GOAL OF THE EXERCISE
Copy exactly, and only, the lines between the start of the entries below and the line containing "(1,7) rectangle (2552,994);", both inclusive. Omit pictures.

— Start of RECORDS FOR PROCESSING —

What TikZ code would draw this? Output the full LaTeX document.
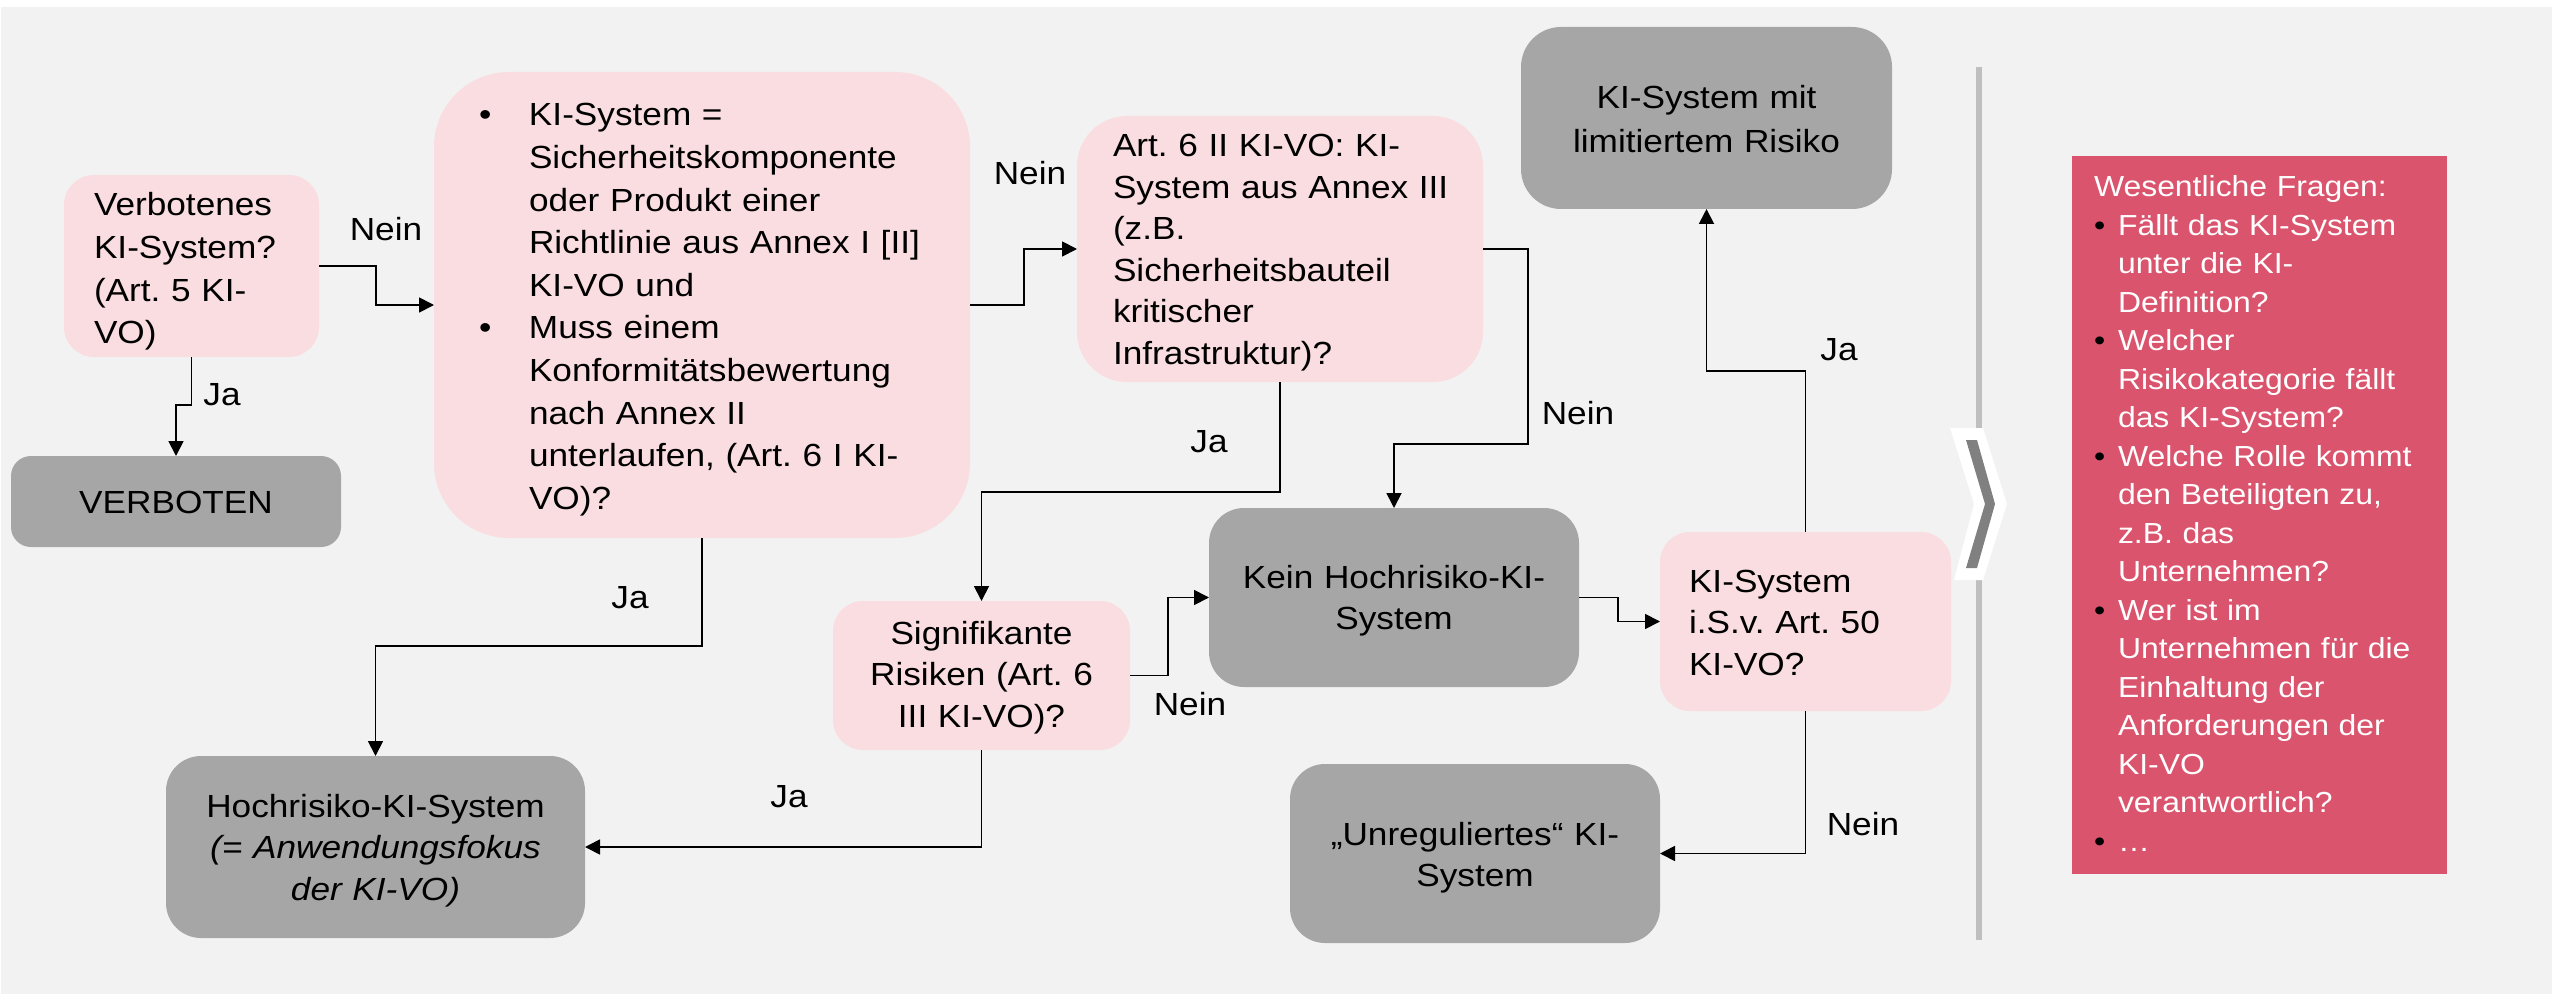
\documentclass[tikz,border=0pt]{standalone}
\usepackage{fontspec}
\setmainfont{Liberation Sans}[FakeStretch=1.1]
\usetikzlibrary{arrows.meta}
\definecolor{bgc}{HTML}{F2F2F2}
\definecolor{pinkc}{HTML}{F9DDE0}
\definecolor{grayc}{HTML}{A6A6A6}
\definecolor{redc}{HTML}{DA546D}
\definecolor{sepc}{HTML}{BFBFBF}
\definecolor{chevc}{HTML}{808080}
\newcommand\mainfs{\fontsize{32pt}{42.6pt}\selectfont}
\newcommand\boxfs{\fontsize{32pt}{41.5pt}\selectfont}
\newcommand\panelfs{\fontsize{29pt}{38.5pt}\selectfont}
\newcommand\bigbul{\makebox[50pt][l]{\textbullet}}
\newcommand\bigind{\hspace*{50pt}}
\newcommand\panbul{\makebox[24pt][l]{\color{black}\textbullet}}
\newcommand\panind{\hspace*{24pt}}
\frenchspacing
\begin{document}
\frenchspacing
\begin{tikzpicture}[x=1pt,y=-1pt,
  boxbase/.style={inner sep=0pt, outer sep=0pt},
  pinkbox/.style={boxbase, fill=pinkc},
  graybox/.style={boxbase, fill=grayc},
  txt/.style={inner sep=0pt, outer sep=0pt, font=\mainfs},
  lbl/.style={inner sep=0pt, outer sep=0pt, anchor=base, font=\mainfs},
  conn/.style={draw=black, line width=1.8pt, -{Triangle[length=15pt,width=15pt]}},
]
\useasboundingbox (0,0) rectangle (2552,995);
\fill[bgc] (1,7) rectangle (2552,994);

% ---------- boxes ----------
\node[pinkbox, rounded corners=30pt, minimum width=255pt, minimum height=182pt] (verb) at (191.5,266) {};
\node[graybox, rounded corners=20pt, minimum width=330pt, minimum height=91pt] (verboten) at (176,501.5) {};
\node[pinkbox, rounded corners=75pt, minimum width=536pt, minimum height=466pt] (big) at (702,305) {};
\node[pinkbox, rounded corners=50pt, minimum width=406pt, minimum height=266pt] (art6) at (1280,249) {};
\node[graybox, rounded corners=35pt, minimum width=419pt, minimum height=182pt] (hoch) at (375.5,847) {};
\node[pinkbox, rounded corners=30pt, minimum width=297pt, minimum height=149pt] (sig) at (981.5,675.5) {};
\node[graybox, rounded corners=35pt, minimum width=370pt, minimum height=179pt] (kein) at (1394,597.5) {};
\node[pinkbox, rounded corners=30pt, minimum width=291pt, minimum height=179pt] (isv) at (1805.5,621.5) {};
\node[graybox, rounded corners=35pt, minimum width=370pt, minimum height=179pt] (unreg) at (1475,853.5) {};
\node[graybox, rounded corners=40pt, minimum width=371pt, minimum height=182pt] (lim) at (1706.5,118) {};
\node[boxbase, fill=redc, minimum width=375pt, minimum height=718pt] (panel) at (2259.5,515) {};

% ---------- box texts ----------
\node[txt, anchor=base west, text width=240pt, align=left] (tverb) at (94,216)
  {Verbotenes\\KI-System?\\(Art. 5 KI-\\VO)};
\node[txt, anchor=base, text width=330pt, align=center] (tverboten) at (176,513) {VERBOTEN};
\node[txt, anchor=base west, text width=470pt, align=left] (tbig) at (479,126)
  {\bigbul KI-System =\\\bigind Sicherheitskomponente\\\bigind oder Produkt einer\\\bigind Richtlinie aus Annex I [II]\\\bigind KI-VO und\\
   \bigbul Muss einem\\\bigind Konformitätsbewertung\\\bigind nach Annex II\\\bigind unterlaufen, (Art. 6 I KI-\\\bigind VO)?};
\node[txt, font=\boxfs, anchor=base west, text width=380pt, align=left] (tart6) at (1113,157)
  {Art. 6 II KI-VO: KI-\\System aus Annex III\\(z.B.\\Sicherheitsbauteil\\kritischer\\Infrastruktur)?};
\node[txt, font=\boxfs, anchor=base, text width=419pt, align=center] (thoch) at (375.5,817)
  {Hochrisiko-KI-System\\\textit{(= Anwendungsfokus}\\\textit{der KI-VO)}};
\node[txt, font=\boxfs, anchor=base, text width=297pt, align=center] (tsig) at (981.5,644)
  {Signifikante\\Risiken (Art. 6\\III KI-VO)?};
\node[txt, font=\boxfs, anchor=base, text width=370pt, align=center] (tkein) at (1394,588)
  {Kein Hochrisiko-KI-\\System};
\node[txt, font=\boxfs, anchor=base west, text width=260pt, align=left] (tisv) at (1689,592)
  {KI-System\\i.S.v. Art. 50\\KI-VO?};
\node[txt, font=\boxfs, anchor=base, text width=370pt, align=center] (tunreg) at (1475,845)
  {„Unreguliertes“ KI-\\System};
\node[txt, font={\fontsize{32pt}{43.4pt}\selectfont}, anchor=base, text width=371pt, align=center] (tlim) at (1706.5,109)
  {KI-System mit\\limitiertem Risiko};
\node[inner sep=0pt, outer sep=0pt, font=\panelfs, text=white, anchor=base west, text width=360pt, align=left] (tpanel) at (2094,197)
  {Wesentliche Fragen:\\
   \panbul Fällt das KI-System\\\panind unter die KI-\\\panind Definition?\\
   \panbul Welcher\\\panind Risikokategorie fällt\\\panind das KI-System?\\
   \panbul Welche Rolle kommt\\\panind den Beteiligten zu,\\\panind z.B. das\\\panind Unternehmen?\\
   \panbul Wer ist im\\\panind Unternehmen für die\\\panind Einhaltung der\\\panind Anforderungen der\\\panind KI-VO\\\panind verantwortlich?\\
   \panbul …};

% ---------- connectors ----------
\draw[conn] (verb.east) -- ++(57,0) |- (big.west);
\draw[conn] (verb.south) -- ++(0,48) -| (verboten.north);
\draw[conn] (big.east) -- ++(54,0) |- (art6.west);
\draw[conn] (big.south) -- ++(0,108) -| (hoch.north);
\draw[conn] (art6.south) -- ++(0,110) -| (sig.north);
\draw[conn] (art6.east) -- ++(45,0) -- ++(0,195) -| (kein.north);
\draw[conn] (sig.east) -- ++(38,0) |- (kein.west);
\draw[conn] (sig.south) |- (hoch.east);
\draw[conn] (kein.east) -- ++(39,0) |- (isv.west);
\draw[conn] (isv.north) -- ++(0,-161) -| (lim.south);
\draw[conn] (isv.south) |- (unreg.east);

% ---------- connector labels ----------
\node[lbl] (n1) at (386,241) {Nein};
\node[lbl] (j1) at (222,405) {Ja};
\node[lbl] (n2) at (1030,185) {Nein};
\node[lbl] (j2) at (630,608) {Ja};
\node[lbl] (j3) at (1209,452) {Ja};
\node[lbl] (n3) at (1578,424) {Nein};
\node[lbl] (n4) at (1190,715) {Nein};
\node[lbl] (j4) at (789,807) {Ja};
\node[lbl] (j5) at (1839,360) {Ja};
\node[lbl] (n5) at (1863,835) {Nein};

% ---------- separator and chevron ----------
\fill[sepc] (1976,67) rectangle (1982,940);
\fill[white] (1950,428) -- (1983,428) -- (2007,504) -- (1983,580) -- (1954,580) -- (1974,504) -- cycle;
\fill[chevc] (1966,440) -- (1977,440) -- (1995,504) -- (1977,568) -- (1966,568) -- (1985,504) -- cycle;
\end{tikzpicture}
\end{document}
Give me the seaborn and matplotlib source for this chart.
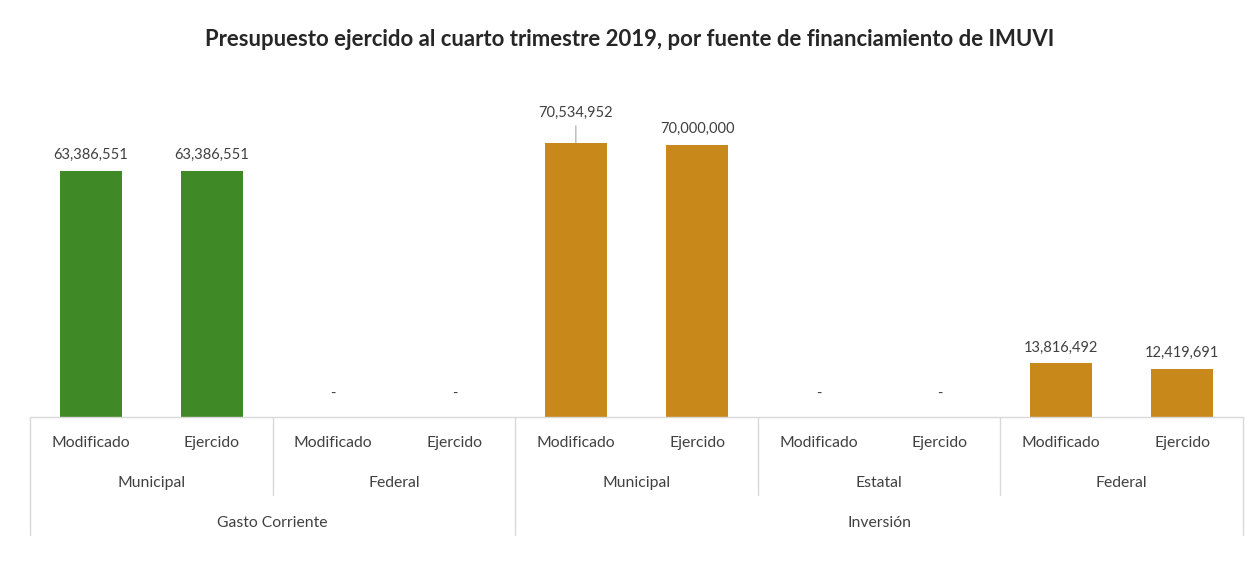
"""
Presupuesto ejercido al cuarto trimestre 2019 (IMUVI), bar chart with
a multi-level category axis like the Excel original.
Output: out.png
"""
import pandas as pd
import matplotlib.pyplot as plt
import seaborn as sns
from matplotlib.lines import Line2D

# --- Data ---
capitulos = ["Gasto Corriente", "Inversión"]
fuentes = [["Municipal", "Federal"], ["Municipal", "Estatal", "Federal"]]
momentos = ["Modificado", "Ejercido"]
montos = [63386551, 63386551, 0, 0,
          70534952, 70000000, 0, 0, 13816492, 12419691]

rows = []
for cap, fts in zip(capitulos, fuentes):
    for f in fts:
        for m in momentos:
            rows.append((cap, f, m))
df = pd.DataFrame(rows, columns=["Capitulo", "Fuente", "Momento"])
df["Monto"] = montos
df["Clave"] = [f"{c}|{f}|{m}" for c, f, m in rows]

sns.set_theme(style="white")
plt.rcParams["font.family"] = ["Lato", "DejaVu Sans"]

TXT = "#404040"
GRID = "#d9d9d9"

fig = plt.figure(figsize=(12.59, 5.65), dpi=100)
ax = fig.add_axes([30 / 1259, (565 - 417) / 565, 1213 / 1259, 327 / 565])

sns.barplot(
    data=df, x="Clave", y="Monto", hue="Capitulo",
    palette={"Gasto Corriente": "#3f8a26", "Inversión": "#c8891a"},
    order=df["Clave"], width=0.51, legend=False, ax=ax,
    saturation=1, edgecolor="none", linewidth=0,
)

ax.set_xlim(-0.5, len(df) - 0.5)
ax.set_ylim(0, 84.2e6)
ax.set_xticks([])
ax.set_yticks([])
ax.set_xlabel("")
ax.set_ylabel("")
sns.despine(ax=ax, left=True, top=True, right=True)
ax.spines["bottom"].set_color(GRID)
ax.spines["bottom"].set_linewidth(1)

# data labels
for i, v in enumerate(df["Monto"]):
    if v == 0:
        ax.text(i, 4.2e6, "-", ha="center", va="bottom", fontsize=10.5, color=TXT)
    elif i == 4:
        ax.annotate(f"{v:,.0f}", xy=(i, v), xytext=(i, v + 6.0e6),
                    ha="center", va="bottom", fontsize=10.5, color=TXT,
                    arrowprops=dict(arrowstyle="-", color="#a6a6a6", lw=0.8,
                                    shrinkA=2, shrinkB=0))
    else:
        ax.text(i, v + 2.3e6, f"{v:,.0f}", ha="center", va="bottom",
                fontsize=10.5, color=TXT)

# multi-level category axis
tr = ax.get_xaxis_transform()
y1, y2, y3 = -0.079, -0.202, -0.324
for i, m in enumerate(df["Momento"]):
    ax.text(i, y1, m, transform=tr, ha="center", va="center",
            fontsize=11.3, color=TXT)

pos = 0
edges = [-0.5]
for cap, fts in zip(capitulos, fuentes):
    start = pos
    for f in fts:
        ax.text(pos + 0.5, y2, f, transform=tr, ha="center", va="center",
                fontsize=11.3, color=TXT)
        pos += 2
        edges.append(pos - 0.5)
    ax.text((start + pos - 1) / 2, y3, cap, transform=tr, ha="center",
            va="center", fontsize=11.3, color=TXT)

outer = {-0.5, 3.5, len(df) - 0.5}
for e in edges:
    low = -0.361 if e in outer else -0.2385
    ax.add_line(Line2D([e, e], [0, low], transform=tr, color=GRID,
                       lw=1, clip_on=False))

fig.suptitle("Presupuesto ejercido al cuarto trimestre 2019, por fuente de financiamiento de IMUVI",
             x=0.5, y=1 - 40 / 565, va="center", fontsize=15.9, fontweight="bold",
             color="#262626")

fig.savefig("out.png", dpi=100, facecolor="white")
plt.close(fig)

— End of RECORDS FOR PROCESSING —

REPLY TO THE EXERCISE
What TikZ code would draw this? Output the full LaTeX document.
\documentclass[tikz,border=0pt]{standalone}
\usepackage{fontspec}
\setmainfont{Liberation Sans}[FakeStretch=1.1]
\usetikzlibrary{arrows.meta}
\definecolor{bgc}{HTML}{F2F2F2}
\definecolor{pinkc}{HTML}{F9DDE0}
\definecolor{grayc}{HTML}{A6A6A6}
\definecolor{redc}{HTML}{DA546D}
\definecolor{sepc}{HTML}{BFBFBF}
\definecolor{chevc}{HTML}{808080}
\newcommand\mainfs{\fontsize{32pt}{42.6pt}\selectfont}
\newcommand\boxfs{\fontsize{32pt}{41.5pt}\selectfont}
\newcommand\panelfs{\fontsize{29pt}{38.5pt}\selectfont}
\newcommand\bigbul{\makebox[50pt][l]{\textbullet}}
\newcommand\bigind{\hspace*{50pt}}
\newcommand\panbul{\makebox[24pt][l]{\color{black}\textbullet}}
\newcommand\panind{\hspace*{24pt}}
\frenchspacing
\begin{document}
\frenchspacing
\begin{tikzpicture}[x=1pt,y=-1pt,
  boxbase/.style={inner sep=0pt, outer sep=0pt},
  pinkbox/.style={boxbase, fill=pinkc},
  graybox/.style={boxbase, fill=grayc},
  txt/.style={inner sep=0pt, outer sep=0pt, font=\mainfs},
  lbl/.style={inner sep=0pt, outer sep=0pt, anchor=base, font=\mainfs},
  conn/.style={draw=black, line width=1.8pt, -{Triangle[length=15pt,width=15pt]}},
]
\useasboundingbox (0,0) rectangle (2552,995);
\fill[bgc] (1,7) rectangle (2552,994);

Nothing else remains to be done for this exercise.